When a friend of mine – I’ll call her Carol – asked me to help with a job cover letter last weekend, I said sure, piece of cake. I write and edit for a living. How difficult could it be to fix a page of my friend’s prose?
Painfully difficult, it turns out. I spent hours sweating over Carol’s letter, and even then I didn’t feel I had cracked it. The first line stumped me, and still does. “I am very pleased to submit my application,” she began. That seemed awfully stiff, and besides, the company she was addressing would be lucky to hire her. But my alternative was too informal, and possibly overconfident: “I would be thrilled to become . . .”
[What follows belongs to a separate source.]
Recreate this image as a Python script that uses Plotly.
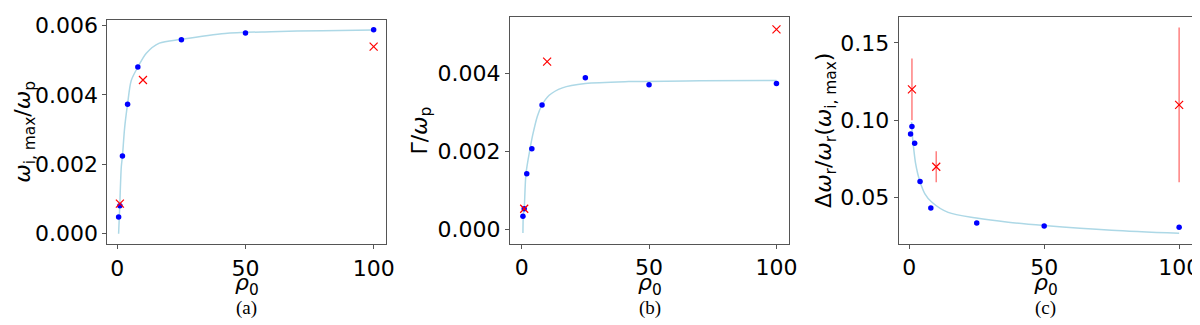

For help, I combed through the web and turned to three of my job coach sources. I found lots of horribly written letters (“As a highly skilled sales manager with proven experience . . .”) and some difference of opinion. My conclusion: Cover letters make a difference, even short ones. Don’t ever send a boilerplate “Enclosed please find résumé” note. Do tell a story and even crack a joke if you can. Always mention mutual contacts, and make sure you proofread carefully. Even though today’s cover letter is always an e-mail with a résumé attached, as opposed to a hard copy sent by snail mail, do err on the side of a more formal prose style, avoiding common e-mail abbreviations like “u” instead of “you.”